Religion without God

Document Type

Book Review

Publication Title

First Things

Publication Date

10-31-2013

Abstract

(Excerpt)

Religion without God is the late Ronald Dworkin’s last work, published posthumously in September. It’s a short book; a publisher’s note explains that Dworkin planned to expand the work greatly before he fell ill. Still, the book is important. Not that it says anything especially new. As far as I can tell, in fact, the book repeats familiar, even ancient, objections to the idea of a personal God and proposes a legal definition of religion that is decades old. Religion without God is important, rather, because it reflects the worldview of a celebrated liberal philosopher sympathetic to religion but unable to believe in God, and because it reflects an increasingly important strategy in the left’s battle to minimize protection for traditional religion.

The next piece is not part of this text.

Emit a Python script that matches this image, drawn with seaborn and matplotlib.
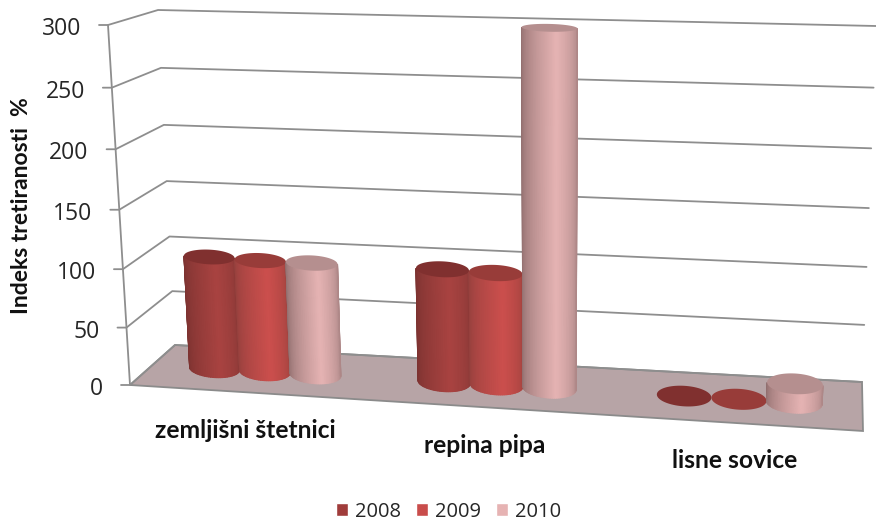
import numpy as np
import pandas as pd
import matplotlib
matplotlib.use('Agg')
import matplotlib.pyplot as plt
import seaborn as sns
from matplotlib.colors import LinearSegmentedColormap
from matplotlib.patches import Polygon
from matplotlib.transforms import Affine2D, Transform

categories = ['zemljišni štetnici', 'repina pipa', 'lisne sovice']
years = ['2008', '2009', '2010']
values_2008 = [99, 98, 0]
values_2009 = [98, 97, 0]
values_2010 = [98, 300, 16]
y_ticks = [0, 50, 100, 150, 200, 250, 300]

body_colors = {
    '2008': ('#7a3230', '#a94341', '#8c3937'),
    '2009': ('#93403d', '#cc4f4d', '#a3433f'),
    '2010': ('#8f6d6d', '#e6b4b4', '#ad8787'),
}
cap_colors = {'2008': '#80302f', '2009': '#983c39', '2010': '#b58f8f'}
legend_colors = ['#a03c3b', '#c94d4b', '#e6b3b3']

sns.set_theme(style='white')
plt.rcParams['font.family'] = ['Open Sans', 'DejaVu Sans']

W, H = 876, 520
to_display = Affine2D().scale(1, -1).translate(0, H)

# data range of the floor
x_lo, x_hi = -0.50, 2.493
v_lo, v_hi = 0, 300


def fit_plane(corners):
    # homography from (category position, value) to picture pixels
    src = [(x_lo, v_lo), (x_hi, v_lo), (x_lo, v_hi), (x_hi, v_hi)]
    a, b = [], []
    for (x, y), (u, v) in zip(src, corners):
        a.append([x, y, 1, 0, 0, 0, -u * x, -u * y])
        a.append([0, 0, 0, x, y, 1, -v * x, -v * y])
        b += [u, v]
    return np.append(np.linalg.solve(np.array(a), np.array(b)), 1).reshape(3, 3)


front_plane = fit_plane([(130, 385), (863, 431), (108, 25), (882, 46)])
back_plane = fit_plane([(175, 345), (862, 382), (158, 10), (876, 26)])


def on_plane(m, x, v):
    x, v = np.asarray(x, float), np.asarray(v, float)
    w = m[2, 0] * x + m[2, 1] * v + m[2, 2]
    return (m[0, 0] * x + m[0, 1] * v + m[0, 2]) / w, (m[1, 0] * x + m[1, 1] * v + m[1, 2]) / w


def project(x, v, d=0.5):
    # d = 0 is the front of the floor, d = 1 the back wall
    fx, fy = on_plane(front_plane, x, v)
    bx, by = on_plane(back_plane, x, v)
    return (1 - d) * fx + d * bx, (1 - d) * fy + d * by


class MidPlane(Transform):
    input_dims = 2
    output_dims = 2

    def transform_non_affine(self, values):
        px, py = project(values[:, 0], values[:, 1])
        return np.column_stack([px, py])


df = pd.DataFrame({
    'category': categories * len(years),
    'year': np.repeat(years, len(categories)),
    'value': values_2008 + values_2009 + values_2010,
})

fig = plt.figure(figsize=(W / 100, H / 100), dpi=100)
# three stacked layers: floor and grid, seaborn bars, cylinder shading and text
back = fig.add_axes([0, 0, 1, 1], zorder=0)
ax = fig.add_axes([0, 0, 1, 1], zorder=1)
front = fig.add_axes([0, 0, 1, 1], zorder=2)
sns.barplot(data=df, x='category', y='value', hue='year', palette=legend_colors,
            saturation=1, width=0.667, gap=0, ax=ax)

# -------------------------------------------------
# FLOOR AND GRID
# -------------------------------------------------
floor = [project(x_lo, 0, 0), project(x_hi, 0, 0), project(x_hi, 0, 1), project(x_lo, 0, 1)]
back.add_patch(Polygon(floor, closed=True, facecolor='#b7a4a6', edgecolor='#8b8b8b', lw=1.3,
                       transform=to_display))

grid_color = '#8e8e8e'
for t in y_ticks:
    fx, fy = project(x_lo, t, 0)
    bx, by = project(x_lo, t, 1)
    ex, ey = project(x_hi, t, 1)
    back.plot([fx - 9, fx, bx, ex], [fy, fy, by, ey], color=grid_color, lw=1.3,
              transform=to_display)
    front.text(fx - 27, fy + 4, str(t), ha='right', va='center', fontsize=16.5, color='#262626',
               transform=to_display)

back.plot(*project(np.array([x_lo, x_lo]), np.array([0, 300]), 0), color=grid_color, lw=1.3,
          transform=to_display)

# -------------------------------------------------
# CYLINDERS ON TOP OF THE SEABORN BARS
# -------------------------------------------------
cyl_depth = 0.22
theta = np.linspace(-np.pi / 2, np.pi / 2, 41)
ring = np.linspace(0, 2 * np.pi, 81)

order = 3.0
for year, container in zip(years, ax.containers):
    cmap = LinearSegmentedColormap.from_list(year, body_colors[year])
    for bar in container:
        bar.set_transform(MidPlane() + to_display)
        bar.set_linewidth(0)
        xc = bar.get_x() + bar.get_width() / 2
        r = bar.get_width() / 2
        val = bar.get_height()

        xs = xc + r * np.sin(theta)
        X0, _ = project(xs, 0)
        X1, _ = project(xs, val)
        _, Y0 = project(xs, 0, 0.5 - cyl_depth * np.cos(theta))
        _, Y1 = project(xs, val, 0.5 - cyl_depth * np.cos(theta))
        shade = np.interp(theta, [-np.pi / 2, 0.25, np.pi / 2], [0, 0.5, 1])
        if val > 0:
            front.pcolormesh(np.vstack([X0, X1]), np.vstack([Y0, Y1]), np.vstack([shade, shade]),
                             shading='gouraud', cmap=cmap, vmin=0, vmax=1,
                             transform=to_display, zorder=order)

        cx, _ = project(xc + r * np.sin(ring), val)
        _, cy = project(xc + r * np.sin(ring), val, 0.5 + cyl_depth * np.cos(ring))
        front.add_patch(Polygon(np.column_stack([cx, cy]), closed=True, facecolor=cap_colors[year],
                                edgecolor='none', transform=to_display, zorder=order + 0.1))
    order += 1

# -------------------------------------------------
# TEXT
# -------------------------------------------------
for i, name in enumerate(categories):
    px, py = project(i, 0, 0)
    front.text(px, py + 38, name, ha='center', va='center', fontsize=17.7, fontweight='bold',
               family=['Lato', 'DejaVu Sans'], color='#111111', transform=to_display)

front.text(22, 206, 'Indeks tretiranosti  %', rotation=90, ha='center', va='center', fontsize=16.5,
           fontweight='bold', family=['Lato', 'DejaVu Sans'], color='#111111', transform=to_display)

sns.move_legend(ax, 'center', bbox_to_anchor=(0.512, 0.016), ncol=3, frameon=False, title=None,
                fontsize=14.5, handlelength=0.6, handleheight=0.6, handletextpad=0.35,
                columnspacing=0.75)

for layer in (back, ax, front):
    layer.axis('off')
fig.savefig('out.png', dpi=100, facecolor='white')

Religion without God has two main points, one about the nature of religion and the other about religious freedom. In the first part of the book, Dworkin argues that religion, properly understood, does not require a belief in God. Religion requires only a belief in objective meaning and a sense of wonder at the sublime quality of the universe. Many atheists believe in objective meaning and view the universe with a sense of wonder, Dworkin writes, and are thus, in their way, “religious.” Dworkin hopes this insight will dampen the conflict between atheists and believers in contemporary Western culture. Both sides agree on the essential things, he argues; disagreement on the existence of God is only a minor detail.